Across all tested sequence lengths, this kernel beats FA2 in my environment. The main reasons:

• TMA reduces register pressure (especially addressing overhead)
• better overlap between copy and compute

NCU report screenshots:

• summary: https://cdn.jsdelivr.net/gh/WingEdge777/CDN@main/images/vitamin_cuda/fmha_summary.png
• shared memory: https://cdn.jsdelivr.net/gh/WingEdge777/CDN@main/images/vitamin_cuda/fmha_shared_table.png

Highlights:

• still has register headroom (FA2 tends to be register-maxed)
• L2 utilization reaches 90%+

# 3.1 Discussion

• There are still non-fused FP32 ops (mostly around softmax flow)
  • I reduced some with tricks (exp2(fmaf), lazy rescale), but cannot eliminate all standalone add/mul meaningfully.
• There is still a small amount of bank conflict (not the classic static swizzle-address conflict pattern)
  • likely tied to post-unroll dynamic instruction ordering
  • behavior shifts when surrounding code changes (e.g., adding lazy rescale)
• FA’s NCU profile still looks cleaner:
  • no non-fused FP32 ops
  • essentially zero bank conflict
  • likely aided by CUTLASS/SASS-level optimizations and a different tiling strategy

Current kernel flow is less straightforward due to many practical tricks.
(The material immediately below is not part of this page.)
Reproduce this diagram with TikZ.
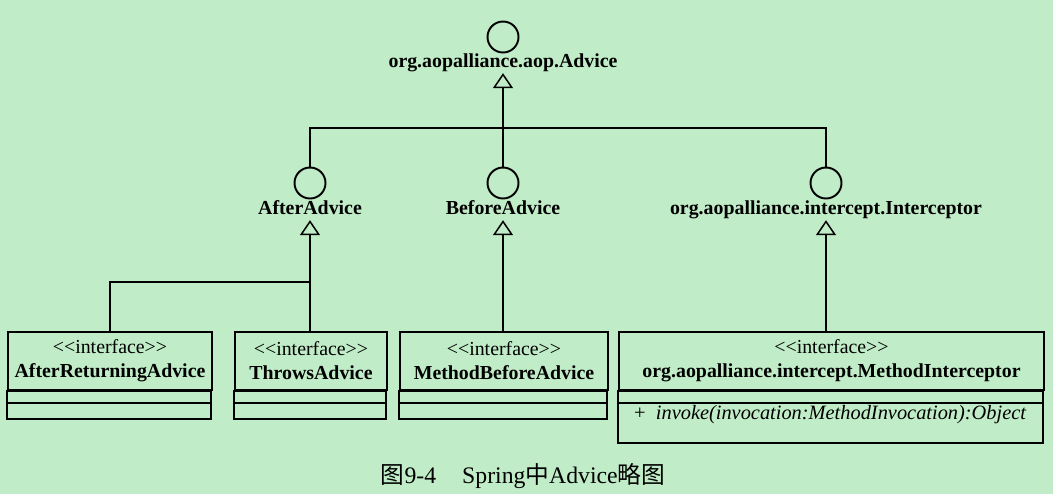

I may refactor for readability later.

# TODO

Attention has a lot of room left:

• optimize causal-mask path (current need_causal_mask logic expands unrolled instructions)
• decode attention
  • prefill is compute-heavy; decode is bandwidth-bound (GEMV style), so optimization philosophy changes completely
• attention with KV-cache blocks (paged attention core requirement for integration with real inference systems)
• FP8 mixed precision + KV quantization
  • leverage SM120 FP8 and explore INT8/INT4 KV cache compression

I may move to decode attention next, or take a break first.

# End

That’s the full implementation journey for my SM120 FMHA kernel.

Complete code and tests are available in the GitHub repo：https://github.com/WingEdge777/vitamin-cuda/tree/main/kernels/flash_attn

That’s all.